Description of the task: All the data below goes into the copy word for word, but the pictures don't.

Given data:
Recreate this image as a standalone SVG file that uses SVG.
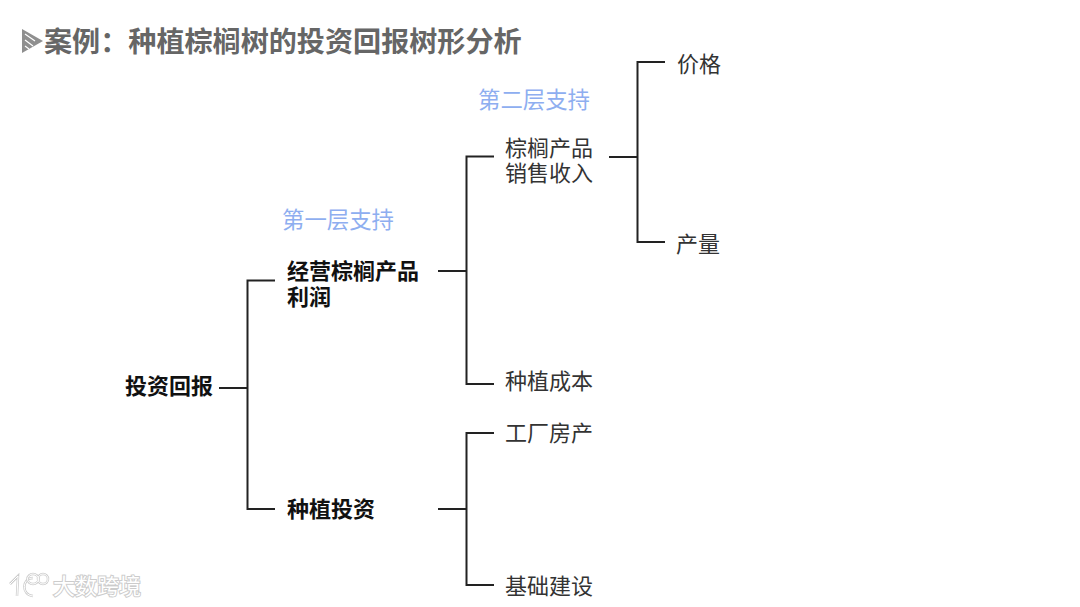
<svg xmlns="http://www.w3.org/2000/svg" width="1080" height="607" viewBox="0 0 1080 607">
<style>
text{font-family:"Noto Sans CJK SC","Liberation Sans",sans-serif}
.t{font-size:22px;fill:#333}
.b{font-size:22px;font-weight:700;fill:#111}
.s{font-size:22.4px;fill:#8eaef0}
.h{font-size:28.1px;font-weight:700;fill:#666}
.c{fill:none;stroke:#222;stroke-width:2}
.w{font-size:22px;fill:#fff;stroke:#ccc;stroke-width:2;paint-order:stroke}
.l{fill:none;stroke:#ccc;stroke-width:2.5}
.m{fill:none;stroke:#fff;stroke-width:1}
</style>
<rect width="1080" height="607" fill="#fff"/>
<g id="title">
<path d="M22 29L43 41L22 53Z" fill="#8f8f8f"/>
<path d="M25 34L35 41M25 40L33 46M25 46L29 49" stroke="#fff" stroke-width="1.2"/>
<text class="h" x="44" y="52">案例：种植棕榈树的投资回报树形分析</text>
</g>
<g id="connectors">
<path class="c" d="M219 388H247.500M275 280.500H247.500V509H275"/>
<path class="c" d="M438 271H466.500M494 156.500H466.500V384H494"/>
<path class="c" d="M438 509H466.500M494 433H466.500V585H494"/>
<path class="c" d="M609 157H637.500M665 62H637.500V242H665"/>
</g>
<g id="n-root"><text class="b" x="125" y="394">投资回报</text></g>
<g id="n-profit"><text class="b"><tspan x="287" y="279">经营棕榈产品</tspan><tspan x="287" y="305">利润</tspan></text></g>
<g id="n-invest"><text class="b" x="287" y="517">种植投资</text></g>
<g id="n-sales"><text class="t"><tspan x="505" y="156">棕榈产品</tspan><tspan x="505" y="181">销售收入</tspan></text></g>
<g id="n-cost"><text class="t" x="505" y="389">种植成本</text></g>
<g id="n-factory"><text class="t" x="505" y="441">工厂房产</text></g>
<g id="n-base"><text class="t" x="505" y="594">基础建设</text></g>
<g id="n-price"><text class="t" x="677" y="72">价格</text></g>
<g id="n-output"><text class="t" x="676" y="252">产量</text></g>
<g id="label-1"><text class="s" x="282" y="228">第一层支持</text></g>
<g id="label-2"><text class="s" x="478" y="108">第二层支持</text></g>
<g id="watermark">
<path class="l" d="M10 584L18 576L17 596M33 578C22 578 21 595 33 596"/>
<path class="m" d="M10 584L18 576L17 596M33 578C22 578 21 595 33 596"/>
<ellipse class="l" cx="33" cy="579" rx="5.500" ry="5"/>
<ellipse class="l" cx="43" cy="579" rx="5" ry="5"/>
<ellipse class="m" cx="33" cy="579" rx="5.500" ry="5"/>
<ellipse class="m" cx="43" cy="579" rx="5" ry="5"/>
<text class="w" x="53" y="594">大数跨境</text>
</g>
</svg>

The completed task:
Recreate this image as a standalone SVG file that uses SVG.
<svg xmlns="http://www.w3.org/2000/svg" width="1080" height="607" viewBox="0 0 1080 607">
<style>
text{font-family:"Noto Sans CJK SC","Liberation Sans",sans-serif}
.t{font-size:22px;fill:#333}
.b{font-size:22px;font-weight:700;fill:#111}
.s{font-size:22.4px;fill:#8eaef0}
.h{font-size:28.1px;font-weight:700;fill:#666}
.c{fill:none;stroke:#222;stroke-width:2}
.w{font-size:22px;fill:#fff;stroke:#ccc;stroke-width:2;paint-order:stroke}
.l{fill:none;stroke:#ccc;stroke-width:2.5}
.m{fill:none;stroke:#fff;stroke-width:1}
</style>
<rect width="1080" height="607" fill="#fff"/>
<g id="title">
<path d="M22 29L43 41L22 53Z" fill="#8f8f8f"/>
<path d="M25 34L35 41M25 40L33 46M25 46L29 49" stroke="#fff" stroke-width="1.2"/>
<text class="h" x="44" y="52">案例：种植棕榈树的投资回报树形分析</text>
</g>
<g id="connectors">
<path class="c" d="M219 388H247.500M275 280.500H247.500V509H275"/>
<path class="c" d="M438 271H466.500M494 156.500H466.500V384H494"/>
<path class="c" d="M438 509H466.500M494 433H466.500V585H494"/>
<path class="c" d="M609 157H637.500M665 62H637.500V242H665"/>
</g>
<g id="n-root"><text class="b" x="125" y="394">投资回报</text></g>
<g id="n-profit"><text class="b"><tspan x="287" y="279">经营棕榈产品</tspan><tspan x="287" y="305">利润</tspan></text></g>
<g id="n-invest"><text class="b" x="287" y="517">种植投资</text></g>
<g id="n-sales"><text class="t"><tspan x="505" y="156">棕榈产品</tspan><tspan x="505" y="181">销售收入</tspan></text></g>
<g id="n-cost"><text class="t" x="505" y="389">种植成本</text></g>
<g id="n-factory"><text class="t" x="505" y="441">工厂房产</text></g>
<g id="n-base"><text class="t" x="505" y="594">基础建设</text></g>
<g id="n-price"><text class="t" x="677" y="72">价格</text></g>
<g id="n-output"><text class="t" x="676" y="252">产量</text></g>
<g id="label-1"><text class="s" x="282" y="228">第一层支持</text></g>
<g id="label-2"><text class="s" x="478" y="108">第二层支持</text></g>
<g id="watermark">
<path class="l" d="M10 584L18 576L17 596M33 578C22 578 21 595 33 596"/>
<path class="m" d="M10 584L18 576L17 596M33 578C22 578 21 595 33 596"/>
<ellipse class="l" cx="33" cy="579" rx="5.500" ry="5"/>
<ellipse class="l" cx="43" cy="579" rx="5" ry="5"/>
<ellipse class="m" cx="33" cy="579" rx="5.500" ry="5"/>
<ellipse class="m" cx="43" cy="579" rx="5" ry="5"/>
<text class="w" x="53" y="594">大数跨境</text>
</g>
</svg>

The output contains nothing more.